• _Work required_: Starting with the first line of the listing, quote each line exactly until and including the one with "return xScale(q) +", leaving pictures out.

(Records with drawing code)
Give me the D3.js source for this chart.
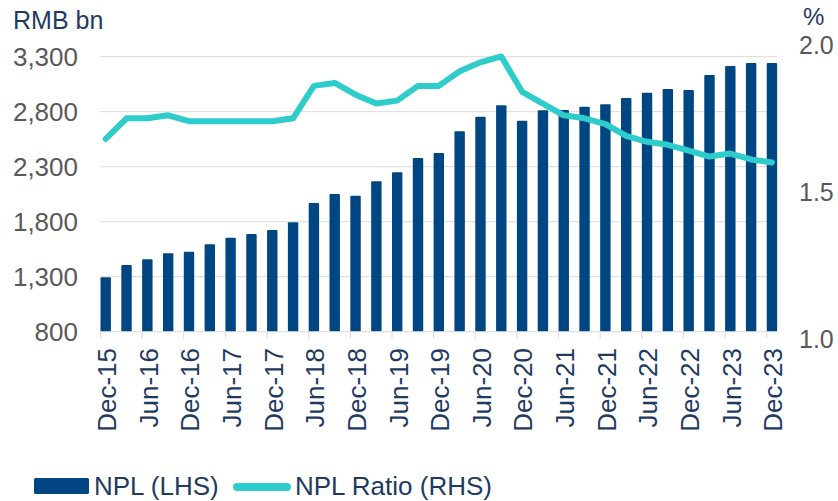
<!DOCTYPE html>
<html>
<head>
<meta charset="utf-8">
<script src="https://cdn.jsdelivr.net/npm/d3@7"></script>
<style>
  body { margin: 0; background: #fff; }
  svg { font-family: "Liberation Sans", Arial, sans-serif; }
</style>
</head>
<body>
<svg id="chart" width="838" height="501"></svg>
<script>
// quarters, Dec-15 .. Dec-23
var quarters = ["Dec-15","Mar-16","Jun-16","Sep-16","Dec-16","Mar-17","Jun-17","Sep-17","Dec-17",
    "Mar-18","Jun-18","Sep-18","Dec-18","Mar-19","Jun-19","Sep-19","Dec-19",
    "Mar-20","Jun-20","Sep-20","Dec-20","Mar-21","Jun-21","Sep-21","Dec-21",
    "Mar-22","Jun-22","Sep-22","Dec-22","Mar-23","Jun-23","Sep-23","Dec-23"]

// NPL balance, RMB bn (LHS)
var npl = [1294,1406,1458,1513,1527,1595,1655,1688,1725,1795,1970,2052,2036,2167,2249,2379,2425,
    2622,2755,2858,2718,2813,2815,2845,2867,2925,2973,3006,2997,3134,3215,3243,3243]

// NPL ratio, % (RHS)
var ratio = [1.68,1.75,1.75,1.76,1.74,1.74,1.74,1.74,1.74,1.75,1.86,1.87,1.83,1.80,1.81,1.86,1.86,
    1.91,1.94,1.96,1.84,1.80,1.76,1.75,1.73,1.69,1.67,1.66,1.64,1.62,1.63,1.61,1.60]

var leftTicks = [800,1300,1800,2300,2800,3300]
var rightTicks = [1.0,1.5,2.0]

var data = quarters.map(function(q,i){ return {q:q, npl:npl[i], ratio:ratio[i]} })

var svg = d3.select("#chart")
var navy = "#004682", teal = "#2ECDCC", grid = "#D9D9D9"

var xScale = d3.scaleBand()
    .domain(quarters)
    .range([95.3, 95.3 + 33*20.82])
    .padding(0)
var bw = xScale.bandwidth()
var cx = function(q){ return xScale(q) + bw/2 }

var yL = d3.scaleLinear().domain([800,3300]).range([331.7,56.7])
var yR = d3.scaleLinear().domain([1,2]).range([339,44.7])

var x0 = xScale(quarters[0]) + bw*0.25
var x1 = xScale(quarters[quarters.length-1]) + bw*0.75

// gridlines
svg.append("g").selectAll("line")
    .data(leftTicks.slice(1))
    .enter().append("line")
      .attr("x1", x0).attr("x2", x1)
      .attr("y1", d => yL(d)).attr("y2", d => yL(d))
      .attr("stroke", grid).attr("stroke-width", 1)

// bars
svg.append("g").selectAll("rect")
    .data(data)
    .enter().append("rect")
      .attr("x", d => xScale(d.q) + bw*0.25)
      .attr("width", bw*0.5)
      .attr("y", d => yL(d.npl))
      .attr("height", d => yL(800) - yL(d.npl))
      .attr("rx", 1)
      .attr("fill", navy)

// bottom axis line + ticks
svg.append("line")
    .attr("x1", x0).attr("x2", x1)
    .attr("y1", yL(800)).attr("y2", yL(800))
    .attr("stroke", grid)
svg.append("g").selectAll("line")
    .data(quarters.filter((q,i) => i%2==0))
    .enter().append("line")
      .attr("x1", d => xScale(d) + bw*0.25).attr("x2", d => xScale(d) + bw*0.25)
      .attr("y1", yL(800)).attr("y2", yL(800)+7)
      .attr("stroke", grid)

// line
var line = d3.line()
    .x(d => cx(d.q))
    .y(d => yR(d.ratio))
svg.append("path")
    .datum(data)
    .attr("d", line)
    .attr("fill", "none")
    .attr("stroke", teal)
    .attr("stroke-width", 6)
    .attr("stroke-linejoin", "round")
    .attr("stroke-linecap", "round")

// x labels
svg.append("g").selectAll("text")
    .data(quarters.filter((q,i) => i%2==0))
    .enter().append("text")
      .attr("transform", d => "translate(" + (cx(d)+1) + ",348) rotate(-90)")
      .attr("text-anchor", "end")
      .attr("dy", "0.36em")
      .style("font-size", "26px")
      .style("fill", "#1F3A5F")
      .text(d => d)

// left axis labels
svg.append("g").selectAll("text")
    .data(leftTicks)
    .enter().append("text")
      .attr("x", 78)
      .attr("y", d => yL(d))
      .attr("dy", "0.36em")
      .attr("text-anchor", "end")
      .style("font-size", "26px")
      .style("fill", "#595959")
      .text(d => d3.format(",")(d))

// right axis labels
svg.append("g").selectAll("text")
    .data(rightTicks)
    .enter().append("text")
      .attr("x", 799)
      .attr("y", d => yR(d))
      .attr("dy", "0.36em")
      .style("font-size", "25px")
      .style("fill", "#595959")
      .text(d => d3.format(".1f")(d))

// axis titles
svg.append("text").attr("x", 13).attr("y", 29)
    .style("font-size", "25px").style("fill", "#1F3A5F").text("RMB bn")
svg.append("text").attr("x", 803).attr("y", 25)
    .style("font-size", "24px").style("fill", "#1F3A5F").text("%")

// legend
var lg = svg.append("g")
lg.append("rect").attr("x", 34).attr("y", 478).attr("width", 55).attr("height", 16)
    .attr("rx", 1.5).attr("fill", navy)
lg.append("text").attr("x", 94).attr("y", 495)
    .style("font-size", "26px").style("fill", "#1F3A5F").text("NPL (LHS)")
lg.append("line").attr("x1", 237).attr("x2", 287).attr("y1", 487).attr("y2", 487)
    .attr("stroke", teal).attr("stroke-width", 8).attr("stroke-linecap", "round")
lg.append("text").attr("x", 295).attr("y", 495)
    .style("font-size", "26px").style("fill", "#1F3A5F").text("NPL Ratio (RHS)")
</script>
</body>
</html>
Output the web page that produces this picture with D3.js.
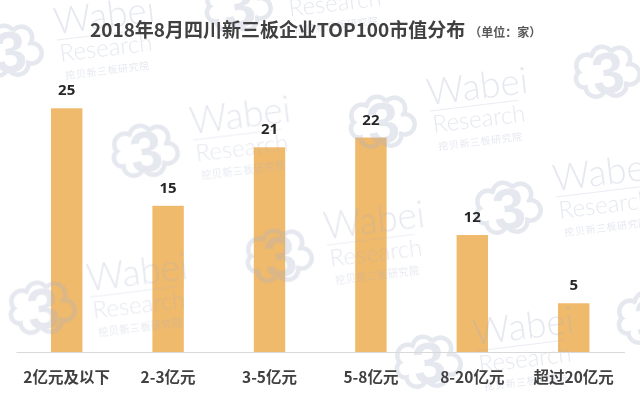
<!DOCTYPE html>
<html>
<head>
<meta charset="utf-8">
<script src="https://cdn.jsdelivr.net/npm/d3@7"></script>
<style>
  html, body { margin: 0; padding: 0; background: #fff; }
  svg { display: block; }
</style>
</head>
<body>
<div id="chart"></div>
<script>
// chart data
const categories = ["2亿元及以下", "2-3亿元", "3-5亿元", "5-8亿元", "8-20亿元", "超过20亿元"];
const counts = [25, 15, 21, 22, 12, 5];
const titleText = "2018年8月四川新三板企业TOP100市值分布";
const unitText = "（单位：家）";

// watermark spots (logo centres)
const markSpots = [[9, 51], [238, 6], [145, 151], [382, 122], [607, 72],
                   [279, 256], [508, 208], [42, 308], [428, 362], [650, 318]];

const W = 640, H = 399;
const svg = d3.select("#chart").append("svg")
    .attr("width", W)
    .attr("height", H);

svg.append("rect").attr("width", W).attr("height", H).attr("fill", "#fff");

// scales
const x = d3.scaleBand()
    .domain(categories)
    .range([16, 624.4])
    .paddingInner(0.69)
    .paddingOuter(0.345);

const y = d3.scaleLinear()
    .domain([0, d3.max(counts)])
    .range([352, 108.3]);

const data = categories.map((c, i) => ({ cat: c, value: counts[i] }));

// bars
svg.append("g")
  .selectAll("rect")
  .data(data)
  .enter()
  .append("rect")
    .attr("x", d => x(d.cat))
    .attr("y", d => y(d.value))
    .attr("width", x.bandwidth())
    .attr("height", d => y(0) - y(d.value))
    .attr("fill", "#F0BA6C");

// watermark layer (cloud logo + Wabei Research)
const defs = svg.append("defs");
const mask = defs.append("mask")
    .attr("id", "cloudRing")
    .attr("maskUnits", "userSpaceOnUse")
    .attr("maskContentUnits", "userSpaceOnUse")
    .attr("x", -60).attr("y", -60).attr("width", 120).attr("height", 120);
const bumps = [[-19, -9, 13], [-3, -15, 13], [14, -12, 13], [22, 5, 12.5],
               [7, 14, 13], [-13, 13, 12.5], [-23, 4, 11]];
mask.selectAll("circle.o").data(bumps).enter().append("circle")
    .attr("cx", d => d[0]).attr("cy", d => d[1]).attr("r", d => d[2])
    .attr("fill", "#fff");
mask.append("circle").attr("r", 20).attr("fill", "#fff");
mask.selectAll("circle.i").data(bumps).enter().append("circle")
    .attr("cx", d => d[0]).attr("cy", d => d[1]).attr("r", d => d[2] - 4.5)
    .attr("fill", "#000");
mask.append("circle").attr("r", 20).attr("fill", "#000");

const wm = svg.append("g").attr("opacity", 0.28);
const markColor = "#a4aec8";
const wmFont = "Lato, 'Open Sans', sans-serif";
markSpots.forEach(p => {
    const g = wm.append("g")
        .attr("transform", `translate(${p[0]},${p[1]}) rotate(-7)`);
    g.append("rect")
        .attr("x", -60).attr("y", -60).attr("width", 120).attr("height", 120)
        .attr("fill", markColor)
        .attr("mask", "url(#cloudRing)");
    g.append("text")
        .attr("x", 1).attr("y", 21)
        .attr("text-anchor", "middle")
        .attr("font-family", "'Liberation Sans', Arial, sans-serif")
        .attr("font-weight", "bold")
        .attr("font-size", 58)
        .attr("fill", markColor)
        .text("3");
    g.append("text")
        .attr("x", 48).attr("y", -11)
        .attr("font-family", wmFont)
        .attr("font-weight", 300)
        .attr("font-size", 37)
        .attr("fill", markColor)
        .text("Wabei");
    g.append("line")
        .attr("x1", 49).attr("x2", 138)
        .attr("y1", -5).attr("y2", -5)
        .attr("stroke", markColor)
        .attr("stroke-width", 0.8);
    g.append("text")
        .attr("x", 50).attr("y", 17)
        .attr("font-family", wmFont)
        .attr("font-weight", 300)
        .attr("font-size", 24)
        .attr("fill", markColor)
        .text("Research");
    g.append("text")
        .attr("x", 53).attr("y", 35)
        .attr("font-family", "'Noto Sans CJK SC', sans-serif")
        .attr("font-size", 10)
        .attr("letter-spacing", 0.6)
        .attr("fill", markColor)
        .text("挖贝新三板研究院");
});

// x axis: baseline + category labels
const xAxis = svg.append("g")
    .attr("transform", `translate(0,${y(0)})`)
    .call(d3.axisBottom(x).tickSize(0).tickPadding(20));
xAxis.select(".domain")
    .attr("stroke", "#d9d9d9")
    .attr("stroke-width", 1.2);
xAxis.selectAll("text")
    .attr("font-family", "'Noto Sans CJK SC', sans-serif")
    .attr("font-weight", "bold")
    .attr("font-size", 15.5)
    .attr("fill", "#404040");

// value labels
svg.append("g")
  .selectAll("text")
  .data(data)
  .enter()
  .append("text")
    .attr("x", d => x(d.cat) + x.bandwidth() / 2)
    .attr("y", d => y(d.value) - 13)
    .attr("text-anchor", "middle")
    .attr("font-family", "'Open Sans', 'Noto Sans', sans-serif")
    .attr("font-weight", "bold")
    .attr("font-size", 15)
    .attr("fill", "#262626")
    .text(d => d.value);

// title
const title = svg.append("text")
    .attr("x", 90)
    .attr("y", 37)
    .attr("font-family", "'Noto Sans CJK SC', sans-serif")
    .attr("font-weight", "bold")
    .attr("font-size", 19)
    .attr("fill", "#404040");
title.append("tspan").text(titleText);
title.append("tspan")
    .attr("dx", 4)
    .attr("font-size", 12)
    .attr("font-weight", "bold")
    .attr("fill", "#595959")
    .text(unitText);
</script>
</body>
</html>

• _Correct answer_:
Give me the D3.js source for this chart.
<!DOCTYPE html>
<html>
<head>
<meta charset="utf-8">
<script src="https://cdn.jsdelivr.net/npm/d3@7"></script>
<style>
  body { margin: 0; background: #fff; }
  svg { font-family: "Liberation Sans", Arial, sans-serif; }
</style>
</head>
<body>
<svg id="chart" width="838" height="501"></svg>
<script>
// quarters, Dec-15 .. Dec-23
var quarters = ["Dec-15","Mar-16","Jun-16","Sep-16","Dec-16","Mar-17","Jun-17","Sep-17","Dec-17",
    "Mar-18","Jun-18","Sep-18","Dec-18","Mar-19","Jun-19","Sep-19","Dec-19",
    "Mar-20","Jun-20","Sep-20","Dec-20","Mar-21","Jun-21","Sep-21","Dec-21",
    "Mar-22","Jun-22","Sep-22","Dec-22","Mar-23","Jun-23","Sep-23","Dec-23"]

// NPL balance, RMB bn (LHS)
var npl = [1294,1406,1458,1513,1527,1595,1655,1688,1725,1795,1970,2052,2036,2167,2249,2379,2425,
    2622,2755,2858,2718,2813,2815,2845,2867,2925,2973,3006,2997,3134,3215,3243,3243]

// NPL ratio, % (RHS)
var ratio = [1.68,1.75,1.75,1.76,1.74,1.74,1.74,1.74,1.74,1.75,1.86,1.87,1.83,1.80,1.81,1.86,1.86,
    1.91,1.94,1.96,1.84,1.80,1.76,1.75,1.73,1.69,1.67,1.66,1.64,1.62,1.63,1.61,1.60]

var leftTicks = [800,1300,1800,2300,2800,3300]
var rightTicks = [1.0,1.5,2.0]

var data = quarters.map(function(q,i){ return {q:q, npl:npl[i], ratio:ratio[i]} })

var svg = d3.select("#chart")
var navy = "#004682", teal = "#2ECDCC", grid = "#D9D9D9"

var xScale = d3.scaleBand()
    .domain(quarters)
    .range([95.3, 95.3 + 33*20.82])
    .padding(0)
var bw = xScale.bandwidth()
var cx = function(q){ return xScale(q) + bw/2 }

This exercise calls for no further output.